6. Teachers model and explain text-to-self, text-to-text, and text-to-world connections for their students.
As with most students, when ELLs can see connections between reading and their own lives, their reading comprehension and engagement increase. However, it can be difficult for ELLs to find such connections if most books and materials represent mainstream culture. Students who rarely find reflections of their own faces, lives, or histories in their books may begin to feel alienated from those books and from school.
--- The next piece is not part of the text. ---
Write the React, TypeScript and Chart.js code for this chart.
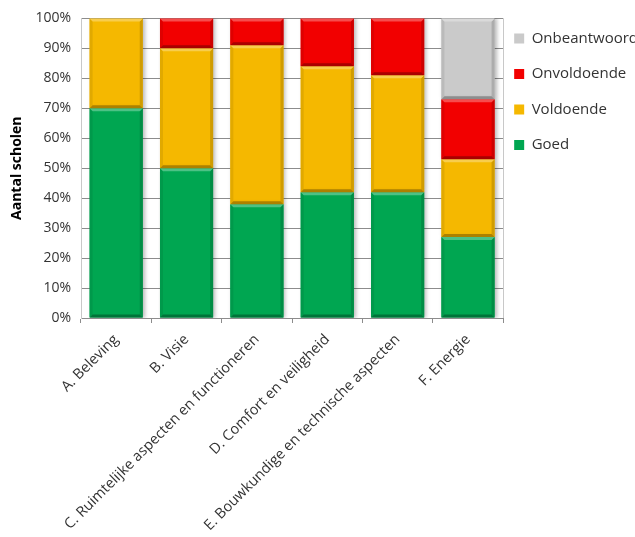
import React, { useEffect, useRef } from 'react';
import { Chart, registerables } from 'chart.js';

Chart.register(...registerables);

const categories = [
  'A. Beleving',
  'B. Visie',
  'C. Ruimtelijke aspecten en functioneren',
  'D. Comfort en veiligheid',
  'E. Bouwkundige en technische aspecten',
  'F. Energie',
];
const goed = [70, 50, 38, 42, 42, 27];
const voldoende = [30, 40, 53, 42, 39, 26];
const onvoldoende = [0, 10, 9, 16, 19, 20];
const onbeantwoord = [0, 0, 0, 0, 0, 27];
const seriesNames = ['Goed', 'Voldoende', 'Onvoldoende', 'Onbeantwoord'];
const seriesColors = ['#00A651', '#F5B800', '#F20000', '#CACACA'];
const yAxisTitle = 'Aantal scholen';

const FONT = "'Open Sans', 'Liberation Sans', sans-serif";

function shade(hex: string, amt: number): string {
  const n = parseInt(hex.slice(1), 16);
  let r = (n >> 16) & 255, g = (n >> 8) & 255, b = n & 255;
  if (amt >= 0) {
    r = Math.round(r + (255 - r) * amt);
    g = Math.round(g + (255 - g) * amt);
    b = Math.round(b + (255 - b) * amt);
  } else {
    r = Math.round(r * (1 + amt));
    g = Math.round(g * (1 + amt));
    b = Math.round(b * (1 + amt));
  }
  return `rgb(${r},${g},${b})`;
}

const bevelPlugin = {
  id: 'bevel',
  beforeDatasetsDraw(chart: any) {
    const { ctx, chartArea } = chart;
    ctx.save();
    ctx.strokeStyle = '#c8c8c8';
    ctx.lineWidth = 1;
    ctx.beginPath();
    ctx.moveTo(Math.round(chartArea.right) + 0.5, chartArea.top);
    ctx.lineTo(Math.round(chartArea.right) + 0.5, chartArea.bottom);
    ctx.stroke();
    ctx.restore();
    ctx.save();
    ctx.shadowColor = 'rgba(0,0,0,0.28)';
    ctx.shadowBlur = 4;
    ctx.shadowOffsetX = 2;
    ctx.shadowOffsetY = 0;
  },
  afterDatasetsDraw(chart: any) {
    const ctx = chart.ctx;
    ctx.restore();
    ctx.save();
    chart.data.datasets.forEach((ds: any, di: number) => {
      const meta = chart.getDatasetMeta(di);
      if (meta.hidden) return;
      meta.data.forEach((el: any, i: number) => {
        if (!ds.data[i]) return;
        const p = el.getProps(['x', 'y', 'base', 'width'], true);
        const l = p.x - p.width / 2, r = p.x + p.width / 2;
        const t = Math.min(p.y, p.base), b = Math.max(p.y, p.base);
        const d = 3;
        const c = ds.backgroundColor as string;
        const poly = (pts: number[][], col: string) => {
          ctx.fillStyle = col;
          ctx.beginPath();
          ctx.moveTo(pts[0][0], pts[0][1]);
          for (let k = 1; k < pts.length; k++) ctx.lineTo(pts[k][0], pts[k][1]);
          ctx.closePath();
          ctx.fill();
        };
        poly([[l, t], [l + d, t + d], [l + d, b - d], [l, b]], shade(c, -0.08));
        poly([[r, t], [r - d, t + d], [r - d, b - d], [r, b]], shade(c, -0.15));
        poly([[l, t], [r, t], [r - d, t + d], [l + d, t + d]], shade(c, 0.3));
        poly([[l, b], [r, b], [r - d, b - d], [l + d, b - d]], shade(c, -0.3));
      });
    });
    ctx.restore();
  },
};

export default function App() {
  const ref = useRef<HTMLCanvasElement | null>(null);

  useEffect(() => {
    if (!ref.current) return;
    const values = [goed, voldoende, onvoldoende, onbeantwoord];
    const chart = new Chart(ref.current, {
      type: 'bar',
      data: {
        labels: categories,
        datasets: seriesNames.map((name, i) => ({
          label: name,
          data: values[i],
          backgroundColor: seriesColors[i],
          borderWidth: 0,
          categoryPercentage: 1,
          barPercentage: 0.755,
        })),
      },
      options: {
        responsive: false,
        animation: false,
        layout: { padding: { top: 17, right: 0, bottom: 0, left: 0 } },
        plugins: {
          tooltip: { enabled: false },
          legend: {
            position: 'right',
            align: 'start',
            reverse: true,
            title: {
              display: true,
              text: '',
              font: { size: 1, lineHeight: 1 },
              padding: { top: 0, bottom: 2 },
            },
            labels: {
              boxWidth: 10,
              boxHeight: 10,
              padding: 11,
              color: '#333333',
              font: { family: FONT, size: 15, lineHeight: 1.633 },
              generateLabels: (c: any) =>
                Chart.defaults.plugins.legend.labels
                  .generateLabels(c)
                  .map((it: any) => ({ ...it, text: [it.text] })),
            },
          },
        },
        scales: {
          x: {
            stacked: true,
            grid: {
              offset: true,
              drawOnChartArea: false,
              tickLength: 5,
              color: '#8c8c8c',
            },
            border: { color: '#8c8c8c' },
            ticks: {
              autoSkip: false,
              minRotation: 45,
              maxRotation: 45,
              padding: 8,
              color: '#333333',
              font: { family: FONT, size: 14.5 },
            },
            afterFit: (s: any) => {
              s.height = 219;
            },
          },
          y: {
            stacked: true,
            min: 0,
            max: 100,
            grid: { color: '#8c8c8c', drawTicks: false },
            border: { color: '#c8c8c8' },
            ticks: {
              stepSize: 10,
              padding: 10,
              color: '#333333',
              font: { family: FONT, size: 14 },
              callback: (v: any) => v + '%',
            },
            title: {
              display: true,
              text: yAxisTitle,
              color: '#000000',
              font: { family: FONT, size: 14, weight: 'bold' },
              padding: { top: 9, bottom: 6 },
            },
            afterFit: (s: any) => {
              s.width = 81;
            },
          },
        },
      },
      plugins: [bevelPlugin],
    } as any);
    return () => chart.destroy();
  }, []);

  return (
    <div style={{ position: 'absolute', left: 0, top: 0, width: 635, height: 537, overflow: 'hidden', background: '#fff' }}>
      <canvas ref={ref} width={648} height={537} />
    </div>
  );
}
While teachers help students identify with universal themes in books, such as rejection in The Ugly Duckling, they also make sure to study some books that reflect diverse experiences and cultural backgrounds. By studying fiction and nonfiction narratives that reflect experiences of ethnic communities, such as Lion Dancer: Ernie Wan's Chinese New Year (Waters, Slovenz-Low, & Cooper, 1991) and My Little Island (Lessac, 1995), ELLs see that others share their experiences of having relatives and roots elsewhere. Effective teachers hold discussions that draw out the students' culturally specific relationships to such texts.
Teachers say things like:
Have any of you ever seen the New Year's Parade in Chinatown?
Have any of you been to a place that looks like the island in the picture?
It is also important to highlight the broader connections that other students can make.
Effective teachers say things like:
Have you ever been in a show or an important parade?
How did you feel?
Do you have relatives who live far away?
In a similar vein, informational texts on familiar subjects, such as food in Everyone Eats Rice (Powell, 1997), build upon students' experiences and reduce any feelings of marginalization.